Dari perbedaan tersebut, selalu ada kemungkinan konflik muncul dalam berbagai bentuknya. Perbedaan memang tidak dapat kita hindari keberadaannya. Namun perbedaan dapat kita sikapi keberadaannya. Bagaimana kita menyikapi perbedaan tersebut secara tidak langsung akan mencerminkan pula bagaimana kita memandang konflik yang sesungguhnya. Tidak dipungkiri memang dalam masyarakat majemuk yang penuh dengan perbedaan, membuat proses rekontruksi hubungan antar pihak yang bertikai menjadi lebih sulit. Biasanya akar konflik dalam masyarakat seperti ini mempunyai akar konflik yang dalam dan berjalin dengan prasangka dan stereotype yang mendarahdaging. Penyelesaian konflik seperti ini membutuhkan proses yang panjang, membutuhkan komitmen jangka panjang, dan dalam cara pandang yang berkesinambungan. Dalam hal ini menurut Lederach (1999,24), perlu adanya framework kuat yang dapat mengagendakan pemulihan relasional dalam rekonsiliasi sebagai komponen penting dalam program peacebuilding.
Interaksi Sosial dan Hubungan Antar Kekuatan
Interaksi sosial sendiri dapat dipahami sebagai perilaku sosial dimana masing-masing individu melakukan saling komunikasi dan saling menanggapi perilaku masing-masing. Dalam berkomunikasi para pelaku sebenarnya melakukan pertukaran pesan melalui perilaku yang ditampakkannya. Melalui perilaku tersebut seseorang akan memberikan maknanya atas pesan yang diberikan (Porter & Samovar 2000:13). Komunikasi dapat berupa perilaku verbal dan non-verbal. Perilaku verbal bermakna perilaku yang berkaitan dengan tindakan yang menghasilkan tuturan dan teks-teks bahasa. Sedangkan perilaku non-verbal berkaitan dengan perilaku yang menghasilkan gerak isyarat tertentu (gesture), ekspresi tubuh dan pengelolaan tanda-tanda dan simbol (Barfield 1997:324).

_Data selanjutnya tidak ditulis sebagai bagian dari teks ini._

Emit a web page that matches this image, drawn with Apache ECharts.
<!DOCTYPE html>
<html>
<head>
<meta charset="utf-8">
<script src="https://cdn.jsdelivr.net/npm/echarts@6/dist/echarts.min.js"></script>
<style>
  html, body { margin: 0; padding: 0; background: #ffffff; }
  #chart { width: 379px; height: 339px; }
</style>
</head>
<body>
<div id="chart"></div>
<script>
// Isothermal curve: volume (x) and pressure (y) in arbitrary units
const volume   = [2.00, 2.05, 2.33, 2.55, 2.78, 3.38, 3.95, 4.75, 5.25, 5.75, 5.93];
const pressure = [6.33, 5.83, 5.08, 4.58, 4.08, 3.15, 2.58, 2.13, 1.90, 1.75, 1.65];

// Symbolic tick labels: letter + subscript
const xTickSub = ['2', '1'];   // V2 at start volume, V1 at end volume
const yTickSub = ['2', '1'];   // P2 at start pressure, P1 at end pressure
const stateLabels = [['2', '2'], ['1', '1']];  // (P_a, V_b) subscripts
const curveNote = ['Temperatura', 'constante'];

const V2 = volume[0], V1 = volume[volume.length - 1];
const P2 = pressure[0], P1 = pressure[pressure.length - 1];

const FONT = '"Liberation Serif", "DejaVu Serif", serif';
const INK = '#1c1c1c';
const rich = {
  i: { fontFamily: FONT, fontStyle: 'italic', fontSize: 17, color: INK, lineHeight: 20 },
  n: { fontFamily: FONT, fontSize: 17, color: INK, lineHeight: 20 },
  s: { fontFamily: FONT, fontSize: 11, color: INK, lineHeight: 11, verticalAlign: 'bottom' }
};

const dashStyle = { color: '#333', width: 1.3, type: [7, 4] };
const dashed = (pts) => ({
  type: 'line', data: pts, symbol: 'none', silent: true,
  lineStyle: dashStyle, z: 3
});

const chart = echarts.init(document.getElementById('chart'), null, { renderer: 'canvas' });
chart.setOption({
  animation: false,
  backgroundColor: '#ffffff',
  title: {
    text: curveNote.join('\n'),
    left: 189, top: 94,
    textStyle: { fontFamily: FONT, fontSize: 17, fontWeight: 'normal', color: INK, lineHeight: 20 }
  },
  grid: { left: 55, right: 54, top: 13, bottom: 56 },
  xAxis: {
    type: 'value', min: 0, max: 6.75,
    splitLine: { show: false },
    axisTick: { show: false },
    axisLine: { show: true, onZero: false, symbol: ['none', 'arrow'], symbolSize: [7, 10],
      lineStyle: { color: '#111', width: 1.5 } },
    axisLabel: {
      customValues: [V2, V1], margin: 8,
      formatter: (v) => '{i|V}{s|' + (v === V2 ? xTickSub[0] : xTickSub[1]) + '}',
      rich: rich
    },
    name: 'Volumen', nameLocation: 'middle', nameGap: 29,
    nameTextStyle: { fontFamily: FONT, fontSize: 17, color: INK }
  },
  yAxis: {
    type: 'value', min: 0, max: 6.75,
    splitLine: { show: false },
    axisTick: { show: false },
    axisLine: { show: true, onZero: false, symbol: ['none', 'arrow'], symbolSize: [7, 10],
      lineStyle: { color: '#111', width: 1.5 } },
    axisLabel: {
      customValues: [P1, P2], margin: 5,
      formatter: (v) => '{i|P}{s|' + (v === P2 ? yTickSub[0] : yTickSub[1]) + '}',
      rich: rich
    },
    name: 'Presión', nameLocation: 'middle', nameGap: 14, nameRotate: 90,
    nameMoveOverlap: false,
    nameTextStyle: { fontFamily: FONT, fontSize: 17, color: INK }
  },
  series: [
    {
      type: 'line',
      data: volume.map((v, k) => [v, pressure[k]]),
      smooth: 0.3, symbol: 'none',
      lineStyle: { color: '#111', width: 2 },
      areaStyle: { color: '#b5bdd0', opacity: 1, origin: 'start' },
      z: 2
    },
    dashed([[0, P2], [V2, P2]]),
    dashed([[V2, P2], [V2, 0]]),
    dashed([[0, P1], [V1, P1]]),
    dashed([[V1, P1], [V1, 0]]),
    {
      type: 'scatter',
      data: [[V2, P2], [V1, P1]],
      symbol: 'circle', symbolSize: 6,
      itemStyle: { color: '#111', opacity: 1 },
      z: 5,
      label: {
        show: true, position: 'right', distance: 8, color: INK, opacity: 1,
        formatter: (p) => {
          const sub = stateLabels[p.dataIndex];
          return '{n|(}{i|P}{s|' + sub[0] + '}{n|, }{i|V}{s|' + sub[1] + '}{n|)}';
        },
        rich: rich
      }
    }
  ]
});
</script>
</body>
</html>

Dalam melakukan interaksi sosial, individu-individu yang terlibat di dalamnya menggunakan pengetahuan, aturan, nilai dan norma yang dipakainya untuk memahami interaksi sosial yang terjadi. Pengetahuan, aturan, nilai dan norma yang dipakai untuk memahami interaksi sosial dikatakan sebagai struktur sosial. Artinya bahwa, seseorang akan mengetahui posisinya dalam rangka melakukan hubungan dengan individu lainnya dengan memakai pengetahuan, aturan, nilai serta norma yang ada, sehingga seseorang dapat melakukan komunikasi dengan baik ketika individu yang terlibat di dalamnya dapat menempatkan dirinya pada kedudukan (status) tertentu dalam hubungan yang terjadi sehingga dapat mewujudkan peranannya sesuai dengan status yang disandangnya dalam interaksi sosial yang terjadi.

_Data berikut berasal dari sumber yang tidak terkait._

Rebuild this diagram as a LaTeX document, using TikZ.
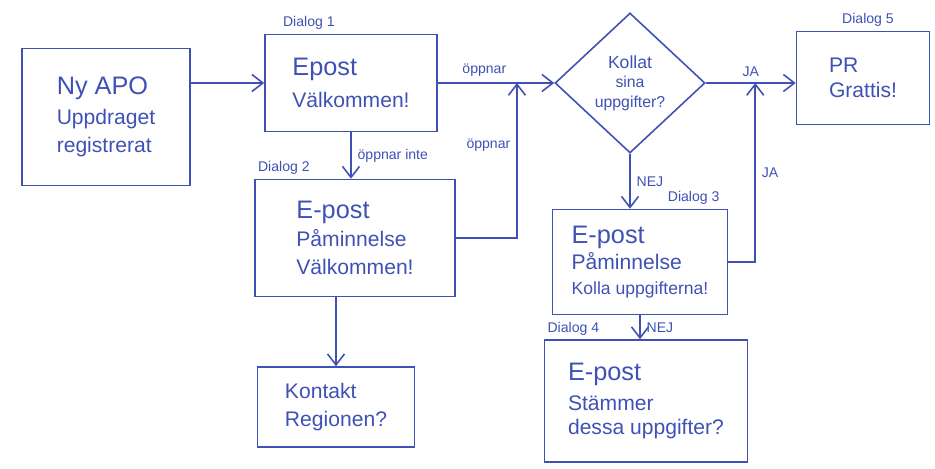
\documentclass[tikz,border=0pt]{standalone}
\usepackage{fontspec}
\setmainfont{Liberation Sans}
\usetikzlibrary{positioning,arrows.meta,shapes.geometric,calc}
\definecolor{ink}{HTML}{3F51B5}

\begin{document}
\begin{tikzpicture}[
  box/.style={draw=ink, line width=0.9pt, text=ink, align=left, font=\large, inner sep=6pt},
  choice/.style={diamond, draw=ink, line width=0.9pt, text=ink, align=center, inner sep=0pt, minimum width=3cm, minimum height=2.8cm},
  dlg/.style={text=ink, font=\footnotesize, inner sep=2pt},
  lbl/.style={text=ink, font=\footnotesize},
  arr/.style={-{Straight Barb[length=2.2mm,width=3.4mm]}, draw=ink, line width=0.9pt}
]
\useasboundingbox (0,0) rectangle (18.7,9.38);

% boxes
\node[box, minimum width=3.36cm, minimum height=2.74cm] (apo) at (2.12,7.04) {{\Large Ny APO}\\[3pt] Uppdraget\\[2pt] registrerat};
\node[box, minimum width=3.44cm, minimum height=1.94cm] (welcome) at (7.02,7.72) {{\Large Epost}\\[4pt] Välkommen!};
\node[box, minimum width=4.0cm, minimum height=2.34cm] (remind) at (7.10,4.62) {{\Large E-post}\\[2pt] Påminnelse\\[2pt] Välkommen!};
\node[box, minimum width=3.14cm, minimum height=1.6cm] (contact) at (6.72,1.24) {Kontakt\\[2pt] Regionen?};
\node[choice] (check) at (12.6,7.72) {{\normalsize Kollat}\\[-1pt] {\small sina}\\[-1pt] {\small uppgifter?}};
\node[box, minimum width=2.66cm, minimum height=1.86cm] (grattis) at (17.26,7.82) {PR\\ Grattis!};
\node[box, minimum width=3.5cm, minimum height=2.1cm] (check2) at (12.8,4.14) {{\Large E-post}\\[1pt] Påminnelse\\ {\normalsize Kolla uppgifterna!}};
\node[box, minimum width=4.06cm, minimum height=2.44cm] (confirm) at (12.92,1.36) {{\Large E-post}\\[3pt] Stämmer\\ dessa uppgifter?};

% dialog labels
\node[dlg, anchor=south west, xshift=0.3cm] at (welcome.north west) {Dialog 1};
\node[dlg, anchor=south west] at (remind.north west) {Dialog 2};
\node[dlg, anchor=south east, xshift=-0.1cm] at (check2.north east) {Dialog 3};
\node[dlg, anchor=south west] at (confirm.north west) {Dialog 4};
\node[dlg, anchor=south, xshift=0.1cm] at (grattis.north) {Dialog 5};

% junctions
\coordinate (j1) at ($(welcome.east)!0.68!(check.west)$);
\coordinate (j2) at ($(check.east)!0.55!(check.east -| grattis.west)$);

% connectors
\draw[arr] (apo.east |- welcome.west) -- (welcome.west);
\draw[arr] (welcome.east) -- node[lbl, above, pos=0.4] {öppnar} (check.west);
\draw[arr] (welcome.south) -- node[lbl, right] {öppnar inte} (welcome.south |- remind.north);
\draw[arr] (remind.east) -| node[lbl, left, pos=0.8] {öppnar} (j1);
\draw[arr] (remind.south -| contact.north) -- (contact.north);
\draw[arr] (check.east) -- node[lbl, above] {JA} (check.east -| grattis.west);
\draw[arr] (check.south) -- node[lbl, right] {NEJ} (check.south |- check2.north);
\draw[arr] (check2.east) -| node[lbl, right, pos=0.75] {JA} (j2);
\draw[arr] (check2.south) -- node[lbl, right] {NEJ} (check2.south |- confirm.north);
\end{tikzpicture}
\end{document}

Interaksi sosial sendiri memang mewujudkan dirinya dalam suatu struktur sosial karena ia melibatkan hubungan antar posisi atau kedudukan seseorang berdasarkan peranannya dalam masyarakat. Struktur sosial disini oleh penulis pahami sebagai suatu pola hubungan dari hak dan kewajiban para pelaku dalam suatu sistem hubungan yang terwujud dari rangkaian-rangkaian hubungan sosial yang relatif stabil dalam suatu jangka waktu tertentu. Hak dan kewajiban para pelaku tersebut dikaitkan dengan status dan peranan yang bersumber pada sistem penggolongan yang ada dalam kebudayaan masyarakat yang bersangkutan, yang berlaku menurut masing-masing pranata dan situasi sosial dimana hubungan sosial itu terwujud. Sebuah situasi sosial terdiri dari atas serangkaian aturan-aturan yang mengatur pengolongan para pelakunya berdasarkan status dan peranan yang dimainkannya dimana ia akan membatasi tindakan yang seharusnya boleh dan tidak boleh dilakukan. Situasi sosial biasanya menempati suatu ruang atau wilayah tertentu yang khususnya untuk situasi sosial tertentu (Suparlan 1982:50). Bisa jadi corak atau sifat struktur sosial masyarakat juga beranekaragam. Penentuan corak struktur sosial tersebut berdasarkan pada corak dari pranata-pranata sosial yang ada di dalamnya dimana pranata-pranata tersebut terwujud sebagai serangkaian norma-norma yang menjadi tradisi yang digunakan untuk mengatur aktivitas para anggota kelompoknya. Sehingga dengan demikian bisa saja bentuk struktur sosial tersebut bersumber pada dan ditentukan coraknya oleh sistem kekerabatan, sistem ekonomi, sistem pelapisan sosial, dan sebagainya. Atau juga merupakan kombinasi dari berbagai pranata tersebut (Suparlan 1982:53).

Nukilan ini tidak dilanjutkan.